When designing a font for another language in Unicode, how do you change the position of the characters to show up how they need to show up?
Edit: Since the characters don't seem to be showing up for some of you, I am including an image with the text and will reference which line in the image I am referring to when using the characters (Format: [character]/[line number in image])
For example, in Gurmukhi, the ਿ/1 (vowel) character should show up before the (consonant) character that it is attached to. For example, when attached to ਸ/2, it shows up as ਸਿ/3. Though it shows up before, the ਿ/1 character is actually after the ਸ/2 character (in terms of how it's stored). You can see this by copying the characters together into another textbox and pressing backspace.
It is notable that it even shifts the character that it is attached to over to create space when needed. See this example: ਨਾਮ/4 and ਨਾਮਿ/5. You can here that it shifts the ਮ/6 character to the right in order to create room for the ਿ/1 character (again, you can see it better if you copy and press backspace).

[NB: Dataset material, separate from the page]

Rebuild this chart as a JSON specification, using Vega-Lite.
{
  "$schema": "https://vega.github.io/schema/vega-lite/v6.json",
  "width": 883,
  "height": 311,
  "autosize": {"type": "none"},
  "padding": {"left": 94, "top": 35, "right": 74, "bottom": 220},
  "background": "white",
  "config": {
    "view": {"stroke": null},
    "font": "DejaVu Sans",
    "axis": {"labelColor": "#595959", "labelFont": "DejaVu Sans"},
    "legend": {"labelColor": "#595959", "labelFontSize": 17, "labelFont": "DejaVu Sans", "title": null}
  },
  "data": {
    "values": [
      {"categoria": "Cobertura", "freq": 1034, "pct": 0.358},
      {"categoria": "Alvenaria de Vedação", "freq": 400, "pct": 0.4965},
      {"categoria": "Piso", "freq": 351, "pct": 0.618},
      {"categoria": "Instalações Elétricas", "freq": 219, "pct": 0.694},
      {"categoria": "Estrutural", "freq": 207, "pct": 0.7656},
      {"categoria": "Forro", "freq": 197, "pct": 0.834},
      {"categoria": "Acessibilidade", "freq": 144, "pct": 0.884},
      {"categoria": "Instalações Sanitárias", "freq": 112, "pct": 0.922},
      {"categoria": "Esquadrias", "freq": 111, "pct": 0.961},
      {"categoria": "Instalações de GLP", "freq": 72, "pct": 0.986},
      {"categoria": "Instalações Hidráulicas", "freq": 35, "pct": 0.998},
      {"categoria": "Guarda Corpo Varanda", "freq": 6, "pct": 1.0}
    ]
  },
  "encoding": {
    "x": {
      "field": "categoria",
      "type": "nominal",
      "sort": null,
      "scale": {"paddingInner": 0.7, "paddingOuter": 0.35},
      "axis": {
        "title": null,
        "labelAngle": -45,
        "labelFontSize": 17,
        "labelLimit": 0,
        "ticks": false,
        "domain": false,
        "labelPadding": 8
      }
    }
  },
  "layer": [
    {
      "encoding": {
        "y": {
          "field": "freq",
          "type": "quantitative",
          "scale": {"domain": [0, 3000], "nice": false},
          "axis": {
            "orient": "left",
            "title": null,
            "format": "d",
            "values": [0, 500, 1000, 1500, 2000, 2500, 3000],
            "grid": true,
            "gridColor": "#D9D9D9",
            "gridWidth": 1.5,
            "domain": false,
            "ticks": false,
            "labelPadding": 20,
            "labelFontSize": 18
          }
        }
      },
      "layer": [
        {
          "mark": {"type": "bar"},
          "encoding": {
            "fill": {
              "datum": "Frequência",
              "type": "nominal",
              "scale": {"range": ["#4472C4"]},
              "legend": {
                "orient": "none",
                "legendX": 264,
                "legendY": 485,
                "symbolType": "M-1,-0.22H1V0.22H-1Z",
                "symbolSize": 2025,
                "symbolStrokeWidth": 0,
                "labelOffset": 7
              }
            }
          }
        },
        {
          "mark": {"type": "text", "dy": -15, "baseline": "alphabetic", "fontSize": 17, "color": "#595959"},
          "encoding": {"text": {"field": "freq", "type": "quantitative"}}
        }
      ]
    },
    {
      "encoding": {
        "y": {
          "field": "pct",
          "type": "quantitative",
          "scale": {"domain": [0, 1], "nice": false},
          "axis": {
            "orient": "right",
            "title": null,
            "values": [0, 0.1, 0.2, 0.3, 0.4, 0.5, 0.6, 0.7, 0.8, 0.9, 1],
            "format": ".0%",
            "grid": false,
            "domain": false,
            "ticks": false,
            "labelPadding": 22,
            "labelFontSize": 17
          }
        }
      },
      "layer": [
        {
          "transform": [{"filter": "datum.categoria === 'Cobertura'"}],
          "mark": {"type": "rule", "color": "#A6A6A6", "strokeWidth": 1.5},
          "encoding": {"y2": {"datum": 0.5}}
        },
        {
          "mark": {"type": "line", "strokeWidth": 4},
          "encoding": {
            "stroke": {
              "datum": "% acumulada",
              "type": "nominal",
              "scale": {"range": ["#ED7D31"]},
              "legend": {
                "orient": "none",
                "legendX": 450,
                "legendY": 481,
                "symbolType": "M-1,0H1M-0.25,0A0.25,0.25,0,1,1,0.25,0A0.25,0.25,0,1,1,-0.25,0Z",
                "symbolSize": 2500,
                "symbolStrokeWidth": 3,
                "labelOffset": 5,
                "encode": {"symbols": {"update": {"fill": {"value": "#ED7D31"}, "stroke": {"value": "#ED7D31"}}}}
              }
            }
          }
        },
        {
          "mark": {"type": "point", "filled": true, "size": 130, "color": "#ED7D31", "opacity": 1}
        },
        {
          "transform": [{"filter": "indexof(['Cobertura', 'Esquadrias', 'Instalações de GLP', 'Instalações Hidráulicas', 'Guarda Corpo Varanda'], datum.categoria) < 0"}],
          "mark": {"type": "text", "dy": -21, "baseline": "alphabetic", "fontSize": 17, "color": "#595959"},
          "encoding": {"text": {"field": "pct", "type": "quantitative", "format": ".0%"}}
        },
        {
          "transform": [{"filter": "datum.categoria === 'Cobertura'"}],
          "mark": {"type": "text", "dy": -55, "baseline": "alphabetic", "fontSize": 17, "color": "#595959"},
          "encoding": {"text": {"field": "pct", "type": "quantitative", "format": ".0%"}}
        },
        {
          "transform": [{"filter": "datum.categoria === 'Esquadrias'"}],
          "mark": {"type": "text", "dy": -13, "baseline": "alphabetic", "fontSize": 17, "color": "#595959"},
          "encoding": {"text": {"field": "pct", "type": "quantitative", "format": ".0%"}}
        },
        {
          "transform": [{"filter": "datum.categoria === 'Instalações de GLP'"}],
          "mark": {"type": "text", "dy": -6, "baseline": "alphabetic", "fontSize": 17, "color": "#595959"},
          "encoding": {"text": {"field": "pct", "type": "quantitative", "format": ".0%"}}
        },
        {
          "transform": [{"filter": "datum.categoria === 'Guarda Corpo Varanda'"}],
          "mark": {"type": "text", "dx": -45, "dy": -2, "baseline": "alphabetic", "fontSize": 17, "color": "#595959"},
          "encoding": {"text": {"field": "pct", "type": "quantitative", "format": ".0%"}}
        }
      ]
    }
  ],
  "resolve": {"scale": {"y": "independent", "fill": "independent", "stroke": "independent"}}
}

I have seen other character positions handled with anchors, but those don't seem to apply here exactly. Even for other characters in Gurmukhi, anchors are used to change the character position. For example, the way that the ੁ/7 is supposed to be positioned below a consonant, like so: ਸੁ/8. The way that Unicode fonts handle this is with anchors, but when it comes to the ਿ/1, that is not the case. When opening a Unicode font on something like FontForge, you can see that there is no anchors in the ਿ/1 character (U+0A3F in case you want to see). Also, I've seen that right-to-left languages like Arabic don't have anchors either, so they are probably handled in a different way as well.
But how exactly are these cases handled?